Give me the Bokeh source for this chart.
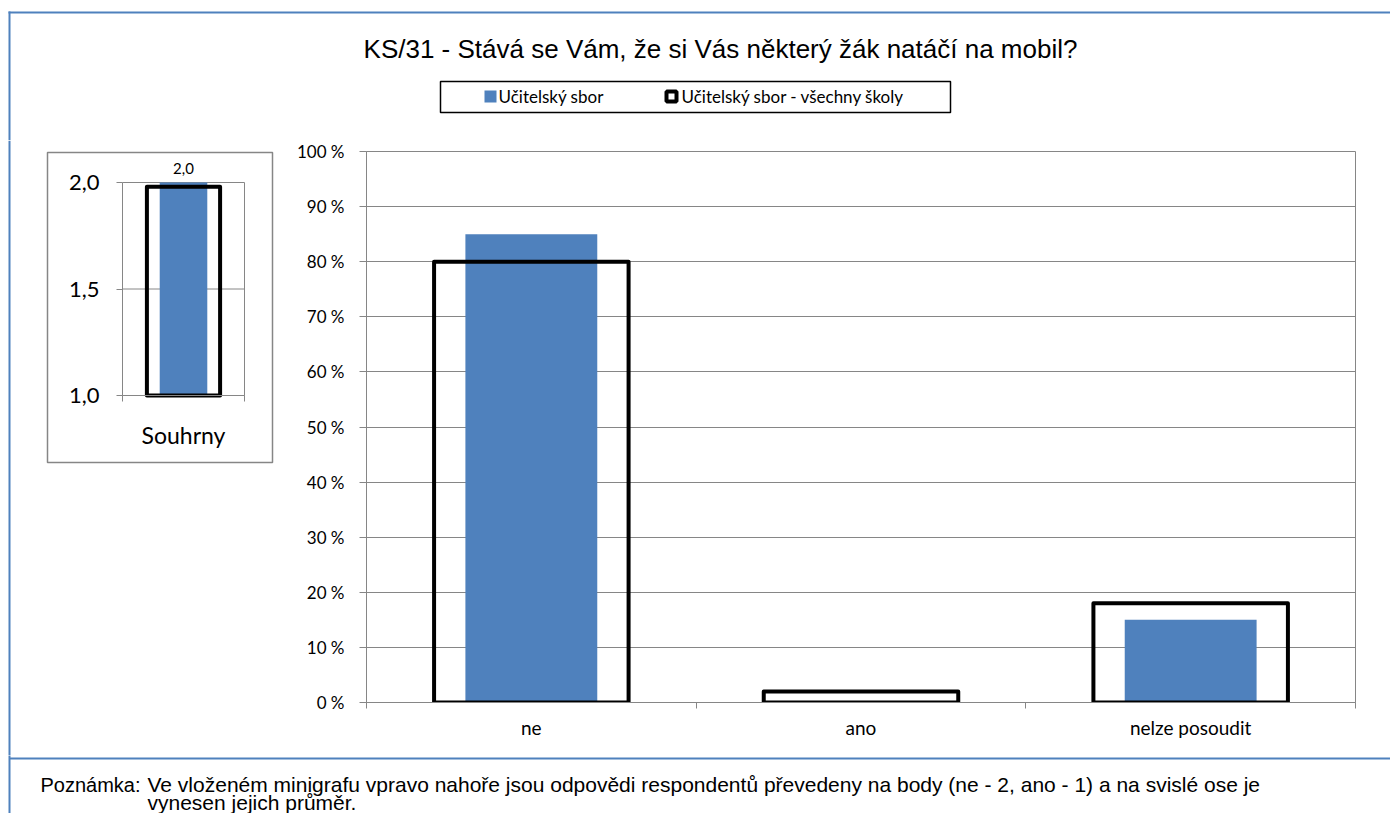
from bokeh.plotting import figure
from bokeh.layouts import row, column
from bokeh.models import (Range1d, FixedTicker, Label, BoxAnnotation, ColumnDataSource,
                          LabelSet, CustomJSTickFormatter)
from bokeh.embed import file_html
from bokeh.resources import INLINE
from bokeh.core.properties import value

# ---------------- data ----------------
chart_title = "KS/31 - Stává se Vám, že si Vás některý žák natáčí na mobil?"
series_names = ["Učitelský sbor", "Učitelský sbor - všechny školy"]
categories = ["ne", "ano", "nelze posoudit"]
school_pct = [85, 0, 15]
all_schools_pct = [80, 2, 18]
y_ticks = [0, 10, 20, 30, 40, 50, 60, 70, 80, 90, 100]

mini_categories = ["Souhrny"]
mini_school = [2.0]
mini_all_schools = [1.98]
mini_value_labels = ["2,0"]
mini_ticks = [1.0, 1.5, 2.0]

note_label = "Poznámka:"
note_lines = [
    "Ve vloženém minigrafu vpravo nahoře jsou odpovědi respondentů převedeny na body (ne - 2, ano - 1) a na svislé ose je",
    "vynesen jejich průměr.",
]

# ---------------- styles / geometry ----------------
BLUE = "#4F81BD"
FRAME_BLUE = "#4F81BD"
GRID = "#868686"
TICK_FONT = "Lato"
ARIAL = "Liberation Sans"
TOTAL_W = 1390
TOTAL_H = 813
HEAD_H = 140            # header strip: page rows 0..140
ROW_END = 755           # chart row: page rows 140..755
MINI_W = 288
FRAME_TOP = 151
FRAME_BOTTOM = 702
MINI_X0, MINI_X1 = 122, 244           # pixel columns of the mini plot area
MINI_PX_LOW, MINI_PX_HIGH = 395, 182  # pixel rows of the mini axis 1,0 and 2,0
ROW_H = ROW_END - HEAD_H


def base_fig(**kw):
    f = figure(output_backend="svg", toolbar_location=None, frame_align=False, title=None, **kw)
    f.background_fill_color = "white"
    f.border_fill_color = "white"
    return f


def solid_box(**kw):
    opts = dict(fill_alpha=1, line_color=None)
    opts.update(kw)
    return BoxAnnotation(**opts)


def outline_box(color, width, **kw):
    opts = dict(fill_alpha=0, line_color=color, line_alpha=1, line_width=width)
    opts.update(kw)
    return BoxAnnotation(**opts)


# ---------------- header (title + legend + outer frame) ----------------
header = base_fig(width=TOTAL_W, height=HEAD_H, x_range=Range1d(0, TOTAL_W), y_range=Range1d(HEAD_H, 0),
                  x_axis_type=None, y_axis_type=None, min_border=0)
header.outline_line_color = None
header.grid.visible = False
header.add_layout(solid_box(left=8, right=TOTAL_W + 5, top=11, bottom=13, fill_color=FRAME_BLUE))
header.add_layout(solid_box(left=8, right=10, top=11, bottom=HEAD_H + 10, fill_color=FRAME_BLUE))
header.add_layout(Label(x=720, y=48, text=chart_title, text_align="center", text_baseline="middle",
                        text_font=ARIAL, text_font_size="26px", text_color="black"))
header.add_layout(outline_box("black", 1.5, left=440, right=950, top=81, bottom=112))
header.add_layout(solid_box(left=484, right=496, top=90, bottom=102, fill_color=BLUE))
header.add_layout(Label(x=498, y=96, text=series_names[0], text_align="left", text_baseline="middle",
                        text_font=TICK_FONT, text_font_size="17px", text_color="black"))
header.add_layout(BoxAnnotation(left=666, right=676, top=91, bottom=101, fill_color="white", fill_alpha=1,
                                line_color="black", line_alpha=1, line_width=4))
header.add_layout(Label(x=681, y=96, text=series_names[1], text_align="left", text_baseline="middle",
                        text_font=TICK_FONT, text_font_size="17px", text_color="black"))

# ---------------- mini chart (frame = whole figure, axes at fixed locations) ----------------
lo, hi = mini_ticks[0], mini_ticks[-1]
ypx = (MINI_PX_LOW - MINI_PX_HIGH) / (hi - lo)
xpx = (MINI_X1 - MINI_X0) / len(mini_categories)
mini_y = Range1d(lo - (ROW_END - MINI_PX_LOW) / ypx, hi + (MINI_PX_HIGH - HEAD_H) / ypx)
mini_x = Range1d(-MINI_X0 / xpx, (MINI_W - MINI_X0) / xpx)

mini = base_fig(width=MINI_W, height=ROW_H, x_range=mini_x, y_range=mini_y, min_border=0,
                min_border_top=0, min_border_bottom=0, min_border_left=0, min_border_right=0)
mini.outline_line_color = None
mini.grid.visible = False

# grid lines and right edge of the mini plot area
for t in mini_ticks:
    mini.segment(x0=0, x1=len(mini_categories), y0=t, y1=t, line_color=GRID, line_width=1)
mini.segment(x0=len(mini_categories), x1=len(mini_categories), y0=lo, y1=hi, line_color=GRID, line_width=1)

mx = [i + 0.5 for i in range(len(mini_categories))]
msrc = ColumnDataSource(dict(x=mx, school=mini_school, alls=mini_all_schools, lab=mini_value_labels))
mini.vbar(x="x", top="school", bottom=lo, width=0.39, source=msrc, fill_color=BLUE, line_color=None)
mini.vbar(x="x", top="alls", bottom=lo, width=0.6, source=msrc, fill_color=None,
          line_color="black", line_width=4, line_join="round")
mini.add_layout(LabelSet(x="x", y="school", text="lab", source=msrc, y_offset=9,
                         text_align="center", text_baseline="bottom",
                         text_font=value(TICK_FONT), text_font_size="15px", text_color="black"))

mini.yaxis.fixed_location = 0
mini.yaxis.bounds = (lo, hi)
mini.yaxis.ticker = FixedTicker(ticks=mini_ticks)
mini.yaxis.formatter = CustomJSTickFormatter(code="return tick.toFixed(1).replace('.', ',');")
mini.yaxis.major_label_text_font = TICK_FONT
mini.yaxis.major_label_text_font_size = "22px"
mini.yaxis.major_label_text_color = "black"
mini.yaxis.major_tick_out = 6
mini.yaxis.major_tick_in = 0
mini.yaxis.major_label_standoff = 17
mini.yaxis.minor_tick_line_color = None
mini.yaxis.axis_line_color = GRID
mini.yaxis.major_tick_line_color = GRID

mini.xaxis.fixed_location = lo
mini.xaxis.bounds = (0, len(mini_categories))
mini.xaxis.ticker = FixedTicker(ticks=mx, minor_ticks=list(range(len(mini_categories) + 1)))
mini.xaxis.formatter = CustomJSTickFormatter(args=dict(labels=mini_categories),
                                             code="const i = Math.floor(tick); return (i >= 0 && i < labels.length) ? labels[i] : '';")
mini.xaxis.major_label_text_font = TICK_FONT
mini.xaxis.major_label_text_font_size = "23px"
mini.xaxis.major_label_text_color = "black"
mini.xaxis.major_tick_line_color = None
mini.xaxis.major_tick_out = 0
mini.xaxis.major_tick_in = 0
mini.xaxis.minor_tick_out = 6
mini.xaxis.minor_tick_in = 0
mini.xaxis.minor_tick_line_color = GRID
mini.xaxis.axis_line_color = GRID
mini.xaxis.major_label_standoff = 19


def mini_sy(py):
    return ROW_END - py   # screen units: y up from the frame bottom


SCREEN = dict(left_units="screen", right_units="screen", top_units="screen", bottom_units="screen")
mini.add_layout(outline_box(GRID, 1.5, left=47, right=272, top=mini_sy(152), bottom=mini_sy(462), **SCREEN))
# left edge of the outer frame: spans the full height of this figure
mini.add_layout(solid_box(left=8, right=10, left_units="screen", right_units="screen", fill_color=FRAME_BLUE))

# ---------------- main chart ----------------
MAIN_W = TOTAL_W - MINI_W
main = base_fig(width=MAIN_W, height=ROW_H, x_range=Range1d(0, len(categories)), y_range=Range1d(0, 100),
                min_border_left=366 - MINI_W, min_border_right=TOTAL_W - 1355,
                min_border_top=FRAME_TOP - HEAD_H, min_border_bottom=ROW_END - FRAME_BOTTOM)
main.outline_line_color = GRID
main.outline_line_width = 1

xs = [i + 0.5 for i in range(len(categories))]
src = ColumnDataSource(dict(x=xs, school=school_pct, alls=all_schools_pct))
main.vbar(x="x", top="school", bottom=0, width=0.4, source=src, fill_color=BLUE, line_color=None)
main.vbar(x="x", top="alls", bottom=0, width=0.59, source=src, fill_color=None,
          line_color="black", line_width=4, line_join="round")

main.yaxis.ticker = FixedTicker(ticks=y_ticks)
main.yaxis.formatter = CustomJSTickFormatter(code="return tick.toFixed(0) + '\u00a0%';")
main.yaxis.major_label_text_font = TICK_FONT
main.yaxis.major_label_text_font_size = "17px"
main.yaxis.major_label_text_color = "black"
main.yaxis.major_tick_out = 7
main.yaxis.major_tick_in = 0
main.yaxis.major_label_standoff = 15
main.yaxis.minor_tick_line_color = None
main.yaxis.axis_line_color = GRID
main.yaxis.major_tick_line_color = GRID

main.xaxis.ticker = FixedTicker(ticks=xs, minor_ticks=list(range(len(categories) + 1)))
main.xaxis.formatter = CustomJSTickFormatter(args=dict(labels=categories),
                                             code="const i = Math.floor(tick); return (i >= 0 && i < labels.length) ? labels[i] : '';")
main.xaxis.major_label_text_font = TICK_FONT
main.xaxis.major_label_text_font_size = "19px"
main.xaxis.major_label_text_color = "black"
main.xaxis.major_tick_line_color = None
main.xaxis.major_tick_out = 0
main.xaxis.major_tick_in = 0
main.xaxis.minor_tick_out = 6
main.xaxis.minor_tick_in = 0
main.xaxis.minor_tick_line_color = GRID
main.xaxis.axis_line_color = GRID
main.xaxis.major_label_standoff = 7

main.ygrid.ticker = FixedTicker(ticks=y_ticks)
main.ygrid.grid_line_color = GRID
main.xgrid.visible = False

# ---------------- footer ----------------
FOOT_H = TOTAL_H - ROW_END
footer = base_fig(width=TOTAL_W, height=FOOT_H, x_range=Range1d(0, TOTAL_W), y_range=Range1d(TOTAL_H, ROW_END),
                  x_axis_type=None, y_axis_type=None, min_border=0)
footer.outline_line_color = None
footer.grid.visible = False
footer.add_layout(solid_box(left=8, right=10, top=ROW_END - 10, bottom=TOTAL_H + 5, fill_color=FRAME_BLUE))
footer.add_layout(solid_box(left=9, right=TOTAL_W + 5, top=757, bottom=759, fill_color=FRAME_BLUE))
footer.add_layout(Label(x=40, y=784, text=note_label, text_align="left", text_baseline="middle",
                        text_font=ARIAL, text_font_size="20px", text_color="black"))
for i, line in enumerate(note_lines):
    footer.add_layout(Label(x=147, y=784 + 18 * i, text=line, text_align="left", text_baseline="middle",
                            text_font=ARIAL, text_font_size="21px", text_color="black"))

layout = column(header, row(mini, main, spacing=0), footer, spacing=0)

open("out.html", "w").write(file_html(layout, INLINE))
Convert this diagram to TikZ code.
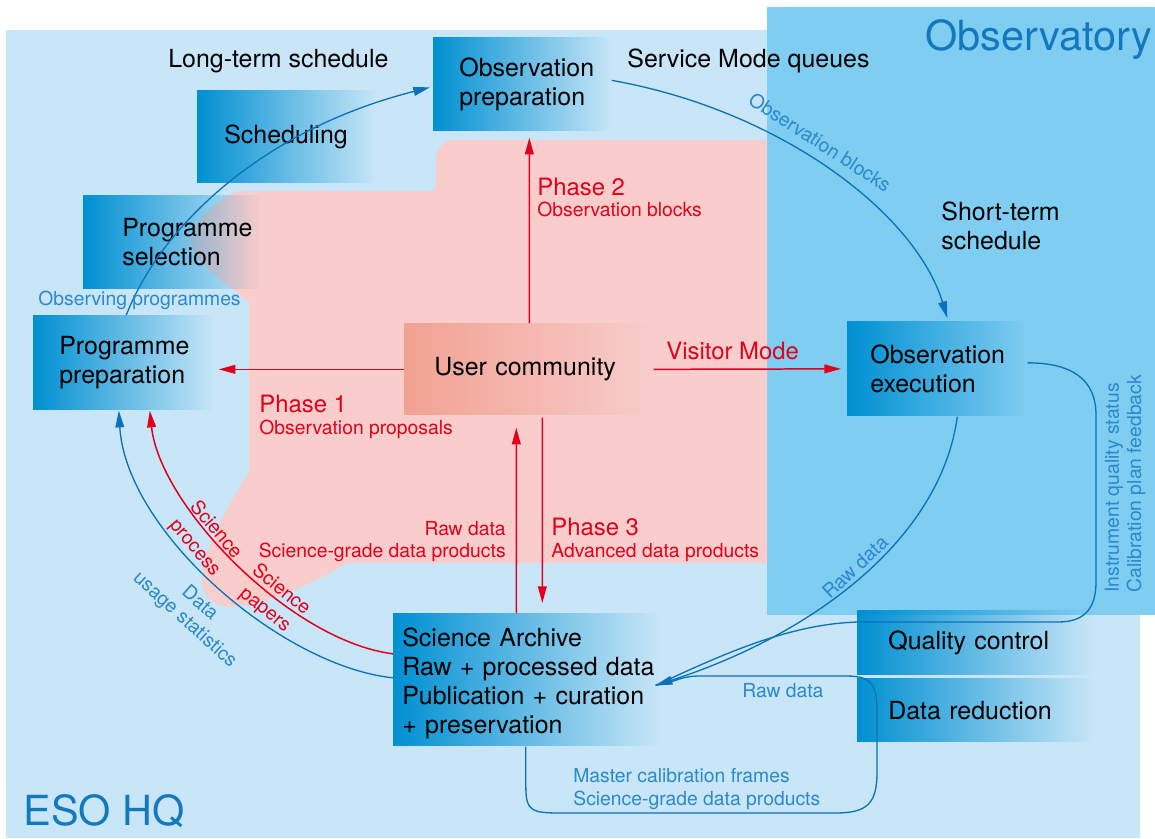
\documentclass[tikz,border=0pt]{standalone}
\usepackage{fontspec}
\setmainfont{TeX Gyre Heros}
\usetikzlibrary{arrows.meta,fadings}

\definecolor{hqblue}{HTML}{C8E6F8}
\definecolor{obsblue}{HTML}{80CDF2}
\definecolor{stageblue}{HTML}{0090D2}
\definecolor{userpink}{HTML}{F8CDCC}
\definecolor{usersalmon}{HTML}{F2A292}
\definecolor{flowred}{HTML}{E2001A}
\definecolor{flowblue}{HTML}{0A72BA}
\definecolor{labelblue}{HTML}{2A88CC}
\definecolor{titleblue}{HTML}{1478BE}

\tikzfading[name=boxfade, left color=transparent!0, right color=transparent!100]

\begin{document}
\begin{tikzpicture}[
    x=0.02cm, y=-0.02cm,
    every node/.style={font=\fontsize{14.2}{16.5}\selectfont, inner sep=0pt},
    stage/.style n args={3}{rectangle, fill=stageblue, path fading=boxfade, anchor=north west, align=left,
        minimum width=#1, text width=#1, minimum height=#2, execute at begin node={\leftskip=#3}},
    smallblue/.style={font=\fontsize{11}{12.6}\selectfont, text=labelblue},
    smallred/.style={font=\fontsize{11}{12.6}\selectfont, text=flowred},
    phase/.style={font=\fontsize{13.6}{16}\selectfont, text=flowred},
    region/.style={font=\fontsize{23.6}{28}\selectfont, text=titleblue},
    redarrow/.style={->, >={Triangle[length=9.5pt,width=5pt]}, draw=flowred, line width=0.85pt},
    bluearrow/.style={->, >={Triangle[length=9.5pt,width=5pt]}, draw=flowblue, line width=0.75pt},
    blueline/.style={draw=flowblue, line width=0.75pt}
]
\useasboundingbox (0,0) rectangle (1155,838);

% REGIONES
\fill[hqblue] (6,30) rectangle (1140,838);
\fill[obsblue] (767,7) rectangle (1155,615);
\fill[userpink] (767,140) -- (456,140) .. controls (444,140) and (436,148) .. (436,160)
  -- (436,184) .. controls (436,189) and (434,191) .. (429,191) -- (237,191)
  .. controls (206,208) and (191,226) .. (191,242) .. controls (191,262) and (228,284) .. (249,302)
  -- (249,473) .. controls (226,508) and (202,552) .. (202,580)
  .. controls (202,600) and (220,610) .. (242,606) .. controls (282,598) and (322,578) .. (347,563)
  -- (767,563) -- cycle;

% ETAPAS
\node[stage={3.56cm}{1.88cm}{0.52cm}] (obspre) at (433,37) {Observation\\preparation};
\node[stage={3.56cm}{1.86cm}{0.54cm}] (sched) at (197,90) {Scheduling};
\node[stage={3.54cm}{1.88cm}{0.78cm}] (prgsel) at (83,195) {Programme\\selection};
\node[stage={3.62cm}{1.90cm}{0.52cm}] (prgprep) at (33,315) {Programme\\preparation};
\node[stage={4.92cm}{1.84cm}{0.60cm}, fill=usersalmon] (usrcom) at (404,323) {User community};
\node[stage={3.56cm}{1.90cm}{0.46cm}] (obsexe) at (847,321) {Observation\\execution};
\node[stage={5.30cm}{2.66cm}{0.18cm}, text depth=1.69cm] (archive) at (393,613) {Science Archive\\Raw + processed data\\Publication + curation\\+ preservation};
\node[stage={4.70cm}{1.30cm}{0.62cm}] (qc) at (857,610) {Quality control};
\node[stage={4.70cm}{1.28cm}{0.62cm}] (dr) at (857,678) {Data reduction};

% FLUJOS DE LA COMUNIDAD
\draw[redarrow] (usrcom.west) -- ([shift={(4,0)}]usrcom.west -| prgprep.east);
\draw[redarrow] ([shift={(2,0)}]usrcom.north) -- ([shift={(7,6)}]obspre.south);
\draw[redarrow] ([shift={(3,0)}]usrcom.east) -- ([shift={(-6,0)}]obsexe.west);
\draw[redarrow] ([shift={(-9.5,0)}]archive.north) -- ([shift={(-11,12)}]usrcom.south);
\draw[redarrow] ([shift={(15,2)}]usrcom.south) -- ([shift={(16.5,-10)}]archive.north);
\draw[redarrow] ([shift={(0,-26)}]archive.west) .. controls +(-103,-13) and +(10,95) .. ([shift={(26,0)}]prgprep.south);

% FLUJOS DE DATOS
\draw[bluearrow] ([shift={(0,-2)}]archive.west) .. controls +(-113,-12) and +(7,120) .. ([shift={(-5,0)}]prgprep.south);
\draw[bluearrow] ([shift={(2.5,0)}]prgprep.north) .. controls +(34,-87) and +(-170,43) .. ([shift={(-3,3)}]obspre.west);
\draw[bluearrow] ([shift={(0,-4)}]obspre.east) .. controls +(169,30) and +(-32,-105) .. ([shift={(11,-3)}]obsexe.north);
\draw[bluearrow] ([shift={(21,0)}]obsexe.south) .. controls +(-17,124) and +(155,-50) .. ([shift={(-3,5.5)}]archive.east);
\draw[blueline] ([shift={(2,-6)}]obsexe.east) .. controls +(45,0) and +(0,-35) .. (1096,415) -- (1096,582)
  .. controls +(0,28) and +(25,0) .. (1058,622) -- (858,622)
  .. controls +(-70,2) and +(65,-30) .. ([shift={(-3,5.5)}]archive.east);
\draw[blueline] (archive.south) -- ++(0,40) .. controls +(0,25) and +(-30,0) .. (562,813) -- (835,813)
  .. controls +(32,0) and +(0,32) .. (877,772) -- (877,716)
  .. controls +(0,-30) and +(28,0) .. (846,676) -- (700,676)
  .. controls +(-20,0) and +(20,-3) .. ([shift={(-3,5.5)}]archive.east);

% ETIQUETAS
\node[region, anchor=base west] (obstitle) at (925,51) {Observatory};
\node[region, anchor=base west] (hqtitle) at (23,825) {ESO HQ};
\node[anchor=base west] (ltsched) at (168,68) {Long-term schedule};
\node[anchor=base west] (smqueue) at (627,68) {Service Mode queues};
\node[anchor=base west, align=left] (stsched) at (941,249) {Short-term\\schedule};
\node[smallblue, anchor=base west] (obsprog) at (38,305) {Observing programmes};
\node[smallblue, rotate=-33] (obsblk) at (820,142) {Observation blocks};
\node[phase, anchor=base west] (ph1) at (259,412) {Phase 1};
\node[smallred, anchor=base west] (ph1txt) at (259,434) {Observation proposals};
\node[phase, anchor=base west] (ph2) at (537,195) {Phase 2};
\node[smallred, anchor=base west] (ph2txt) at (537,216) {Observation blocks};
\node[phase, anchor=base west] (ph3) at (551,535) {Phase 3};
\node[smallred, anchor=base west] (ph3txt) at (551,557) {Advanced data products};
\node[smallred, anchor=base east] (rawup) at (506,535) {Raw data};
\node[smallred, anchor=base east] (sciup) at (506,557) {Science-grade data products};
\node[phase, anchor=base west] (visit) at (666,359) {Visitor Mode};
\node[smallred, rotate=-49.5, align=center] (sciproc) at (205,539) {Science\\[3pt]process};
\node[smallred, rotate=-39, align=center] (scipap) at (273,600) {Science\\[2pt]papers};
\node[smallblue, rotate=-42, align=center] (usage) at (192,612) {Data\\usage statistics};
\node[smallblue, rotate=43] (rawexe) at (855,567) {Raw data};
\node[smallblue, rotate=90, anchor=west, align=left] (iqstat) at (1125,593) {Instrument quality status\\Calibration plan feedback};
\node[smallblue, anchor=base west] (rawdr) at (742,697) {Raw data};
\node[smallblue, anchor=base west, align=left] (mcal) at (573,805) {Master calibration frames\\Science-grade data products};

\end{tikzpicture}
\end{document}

━━━━━━

Objective: From the records above, quote word for word only the lines beginning at the line that has "Convert this diagram to TikZ code." and stopping after the line that has "-- (767,563) -- cycle;". Omit the pictures.

Exercise solution:
Convert this diagram to TikZ code.
\documentclass[tikz,border=0pt]{standalone}
\usepackage{fontspec}
\setmainfont{TeX Gyre Heros}
\usetikzlibrary{arrows.meta,fadings}

\definecolor{hqblue}{HTML}{C8E6F8}
\definecolor{obsblue}{HTML}{80CDF2}
\definecolor{stageblue}{HTML}{0090D2}
\definecolor{userpink}{HTML}{F8CDCC}
\definecolor{usersalmon}{HTML}{F2A292}
\definecolor{flowred}{HTML}{E2001A}
\definecolor{flowblue}{HTML}{0A72BA}
\definecolor{labelblue}{HTML}{2A88CC}
\definecolor{titleblue}{HTML}{1478BE}

\tikzfading[name=boxfade, left color=transparent!0, right color=transparent!100]

\begin{document}
\begin{tikzpicture}[
    x=0.02cm, y=-0.02cm,
    every node/.style={font=\fontsize{14.2}{16.5}\selectfont, inner sep=0pt},
    stage/.style n args={3}{rectangle, fill=stageblue, path fading=boxfade, anchor=north west, align=left,
        minimum width=#1, text width=#1, minimum height=#2, execute at begin node={\leftskip=#3}},
    smallblue/.style={font=\fontsize{11}{12.6}\selectfont, text=labelblue},
    smallred/.style={font=\fontsize{11}{12.6}\selectfont, text=flowred},
    phase/.style={font=\fontsize{13.6}{16}\selectfont, text=flowred},
    region/.style={font=\fontsize{23.6}{28}\selectfont, text=titleblue},
    redarrow/.style={->, >={Triangle[length=9.5pt,width=5pt]}, draw=flowred, line width=0.85pt},
    bluearrow/.style={->, >={Triangle[length=9.5pt,width=5pt]}, draw=flowblue, line width=0.75pt},
    blueline/.style={draw=flowblue, line width=0.75pt}
]
\useasboundingbox (0,0) rectangle (1155,838);

% REGIONES
\fill[hqblue] (6,30) rectangle (1140,838);
\fill[obsblue] (767,7) rectangle (1155,615);
\fill[userpink] (767,140) -- (456,140) .. controls (444,140) and (436,148) .. (436,160)
  -- (436,184) .. controls (436,189) and (434,191) .. (429,191) -- (237,191)
  .. controls (206,208) and (191,226) .. (191,242) .. controls (191,262) and (228,284) .. (249,302)
  -- (249,473) .. controls (226,508) and (202,552) .. (202,580)
  .. controls (202,600) and (220,610) .. (242,606) .. controls (282,598) and (322,578) .. (347,563)
  -- (767,563) -- cycle;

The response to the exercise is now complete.